Leave the pictures out and quote every line from the start of the listing to the line with "const CHART_H = 402;", inclusive.

## Begin SUPPLIED INFORMATION

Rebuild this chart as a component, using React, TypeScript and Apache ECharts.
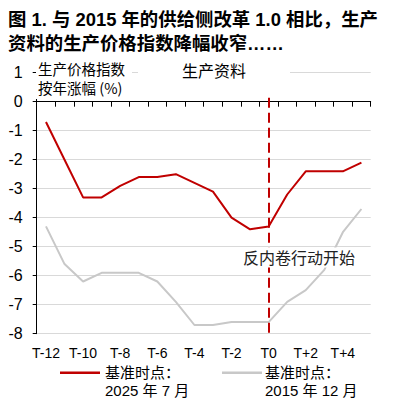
import React, { useEffect, useRef } from "react";
import * as echarts from "echarts";

const categories = [
  "T-12", "T-11", "T-10", "T-9", "T-8", "T-7", "T-6", "T-5", "T-4",
  "T-3", "T-2", "T-1", "T0", "T+1", "T+2", "T+3", "T+4", "T+5",
];
const base2025 = [-0.7, -2.0, -3.3, -3.3, -2.9, -2.6, -2.6, -2.5, -2.8, -3.1, -4.0, -4.4, -4.3, -3.2, -2.4, -2.4, -2.4, -2.1];
const base2015 = [-4.3, -5.6, -6.2, -5.9, -5.9, -5.9, -6.2, -6.9, -7.7, -7.7, -7.6, -7.6, -7.6, -6.9, -6.5, -5.8, -4.5, -3.7];
const yMin = -8;
const yMax = 1;
const eventCategory = "T0";

const RED = "#C00000";
const GRAY = "#C8C8C8";
const LATIN = "'Liberation Sans', Arial, 'Noto Sans CJK SC', sans-serif";
const CJK = "'Noto Sans CJK SC', 'Liberation Sans', sans-serif";

const GRID_TOP = 72.7;
const GRID_BOTTOM = 68.3;
const CHART_H = 402;

export default function App() {
  const ref = useRef<HTMLDivElement>(null);
  useEffect(() => {
    if (!ref.current) return;
    const chart = echarts.init(ref.current, null, { renderer: "svg" });
    const plotH = CHART_H - GRID_TOP - GRID_BOTTOM;
    const zeroOffset = -plotH * (0 - yMin) / (yMax - yMin);
    chart.setOption({
      animation: false,
      backgroundColor: "#fff",
      title: {
        text: "图 1. 与 2015 年的供给侧改革 1.0 相比，生产\n资料的生产价格指数降幅收窄……",
        left: 8,
        top: 7,
        padding: 0,
        textStyle: {
          fontFamily: LATIN,
          fontSize: 18.4,
          fontWeight: "bold",
          lineHeight: 24,
          color: "#000",
        },
      },
      grid: { left: 36.7, right: 25.3, top: GRID_TOP, bottom: GRID_BOTTOM },
      xAxis: [
        {
          type: "category",
          data: categories,
          position: "bottom",
          axisLine: { show: false, onZero: false },
          axisTick: { show: false },
          splitLine: { show: false },
          axisLabel: {
            interval: 1,
            fontSize: 14,
            margin: 12,
            color: "#000",
            fontFamily: LATIN,
          },
        },
        {
          type: "category",
          data: categories,
          position: "bottom",
          offset: zeroOffset,
          axisLine: { show: true, onZero: false, lineStyle: { color: "#000", width: 1 } },
          axisTick: { show: true, interval: 0, length: 5, lineStyle: { color: "#000" } },
          axisLabel: { show: false },
          splitLine: { show: false },
        },
      ],
      yAxis: {
        type: "value",
        min: yMin,
        max: yMax,
        interval: 1,
        axisLine: { show: true, onZero: false, lineStyle: { color: "#000", width: 1 } },
        axisTick: { show: true, length: 4, lineStyle: { color: "#000" } },
        splitLine: { show: true, lineStyle: { color: "#D9D9D9", width: 1 } },
        axisLabel: { fontSize: 16, margin: 14, color: "#000", fontFamily: LATIN },
      },
      series: [
        {
          name: "基准时点：2015 年 12 月",
          type: "line",
          xAxisIndex: 0,
          data: base2015,
          symbol: "none",
          lineStyle: { color: GRAY, width: 2 },
          itemStyle: { color: GRAY },
        },
        {
          name: "基准时点：2025 年 7 月",
          type: "line",
          xAxisIndex: 0,
          data: base2025,
          symbol: "none",
          lineStyle: { color: RED, width: 2 },
          itemStyle: { color: RED },
          markLine: {
            silent: true,
            symbol: "none",
            label: { show: false },
            lineStyle: { color: RED, width: 2, type: [10, 5] },
            data: [[{ coord: [eventCategory, 0.14] }, { coord: [eventCategory, yMin] }]],
          },
        },
      ],
      graphic: [
        { type: "rect", z: 100, shape: { x: 36, y: 58, width: 96, height: 41 }, style: { fill: "#fff" } },
        { type: "rect", z: 100, shape: { x: 138, y: 60, width: 152, height: 22 }, style: { fill: "#fff" } },
        {
          type: "text", z: 101, x: 38, y: 68,
          style: { text: "生产价格指数", fontSize: 14.5, fontFamily: CJK, fill: "#000", verticalAlign: "middle" },
        },
        {
          type: "text", z: 101, x: 38, y: 87,
          style: { text: "按年涨幅 (%)", fontSize: 14.5, fontFamily: CJK, fill: "#000", verticalAlign: "middle" },
        },
        {
          type: "text", z: 101, x: 182, y: 70,
          style: { text: "生产资料", fontSize: 16, fontFamily: CJK, fill: "#000", verticalAlign: "middle" },
        },
        { type: "rect", z: 100, shape: { x: 241, y: 247.5, width: 118, height: 20 }, style: { fill: "#fff" } },
        {
          type: "text", z: 101, x: 299, y: 257,
          style: { text: "反内卷行动开始", fontSize: 16, fontFamily: CJK, fill: "#222", align: "center", verticalAlign: "middle" },
        },
        { type: "line", z: 101, shape: { x1: 60, y1: 372.7, x2: 100, y2: 372.7 }, style: { stroke: RED, lineWidth: 2.5 } },
        {
          type: "text", z: 101, x: 105, y: 372.7,
          style: { text: "基准时点：", fontSize: 15, fontFamily: LATIN, fill: "#000", verticalAlign: "middle" },
        },
        {
          type: "text", z: 101, x: 105, y: 390,
          style: { text: "2025 年 7 月", fontSize: 15, fontFamily: LATIN, fill: "#000", verticalAlign: "middle" },
        },
        { type: "line", z: 101, shape: { x1: 222, y1: 372.7, x2: 262, y2: 372.7 }, style: { stroke: GRAY, lineWidth: 2.5 } },
        {
          type: "text", z: 101, x: 265, y: 372.7,
          style: { text: "基准时点：", fontSize: 15, fontFamily: LATIN, fill: "#000", verticalAlign: "middle" },
        },
        {
          type: "text", z: 101, x: 265, y: 390,
          style: { text: "2015 年 12 月", fontSize: 15, fontFamily: LATIN, fill: "#000", verticalAlign: "middle" },
        },
      ],
    });
    return () => chart.dispose();
  }, []);
  return (
    <div
      ref={ref}
      style={{ position: "fixed", left: 0, top: 0, width: 396, height: 402 }}
    />
  );
}
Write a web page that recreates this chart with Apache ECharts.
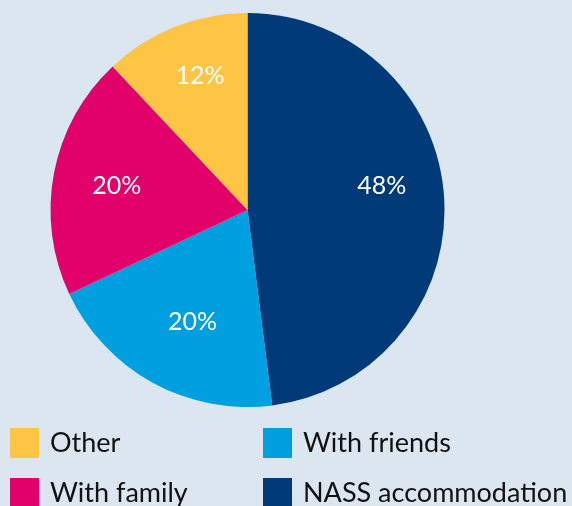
<!DOCTYPE html>
<html>
<head>
<meta charset="utf-8">
<script src="https://cdn.jsdelivr.net/npm/echarts@6/dist/echarts.min.js"></script>
<style>
html,body{margin:0;padding:0;background:#dbe6f1;}
#c{width:572px;height:506px;}
</style>
</head>
<body>
<div id="c"></div>
<script>
const categories = ['NASS accommodation', 'With friends', 'With family', 'Other'];
const values = [48, 20, 20, 12];
const colors = ['#003a78', '#009fe0', '#e2006a', '#fdc543'];

const labelShift = [[33, -18], [-6, 23], [-31, -5], [-10, -40]];
const font = 'Lato, "Open Sans", sans-serif';

const chart = echarts.init(document.getElementById('c'));
const legendBase = {
  top: 428, orient: 'vertical', itemWidth: 29, itemHeight: 30, itemGap: 20,
  padding: 0, height: 120, icon: 'rect',
  textStyle: { fontFamily: font, fontSize: 27, color: '#111', padding: [4, 0, 0, 6] }
};
chart.setOption({
  backgroundColor: '#dbe6f1',
  animation: false,
  legend: [
    Object.assign({ left: 10, data: ['Other', 'With family'] }, legendBase),
    Object.assign({ left: 263, data: ['With friends', 'NASS accommodation'] }, legendBase)
  ],
  series: [
    {
      type: 'pie', center: [247.5, 210], radius: [0, 197], startAngle: 90, clockwise: true,
      silent: true, labelLine: { show: false },
      label: { show: true, position: 'inside', formatter: '{c}%', color: '#fff', fontFamily: font, fontSize: 25 },
      data: categories.map((n, i) => ({
        name: n, value: values[i], itemStyle: { color: colors[i] },
        label: { offset: labelShift[i] }
      }))
    }
  ]
});
</script>
</body>
</html>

## End SUPPLIED INFORMATION

> TASK OUTPUT:
Rebuild this chart as a component, using React, TypeScript and Apache ECharts.
import React, { useEffect, useRef } from "react";
import * as echarts from "echarts";

const categories = [
  "T-12", "T-11", "T-10", "T-9", "T-8", "T-7", "T-6", "T-5", "T-4",
  "T-3", "T-2", "T-1", "T0", "T+1", "T+2", "T+3", "T+4", "T+5",
];
const base2025 = [-0.7, -2.0, -3.3, -3.3, -2.9, -2.6, -2.6, -2.5, -2.8, -3.1, -4.0, -4.4, -4.3, -3.2, -2.4, -2.4, -2.4, -2.1];
const base2015 = [-4.3, -5.6, -6.2, -5.9, -5.9, -5.9, -6.2, -6.9, -7.7, -7.7, -7.6, -7.6, -7.6, -6.9, -6.5, -5.8, -4.5, -3.7];
const yMin = -8;
const yMax = 1;
const eventCategory = "T0";

const RED = "#C00000";
const GRAY = "#C8C8C8";
const LATIN = "'Liberation Sans', Arial, 'Noto Sans CJK SC', sans-serif";
const CJK = "'Noto Sans CJK SC', 'Liberation Sans', sans-serif";

const GRID_TOP = 72.7;
const GRID_BOTTOM = 68.3;
const CHART_H = 402;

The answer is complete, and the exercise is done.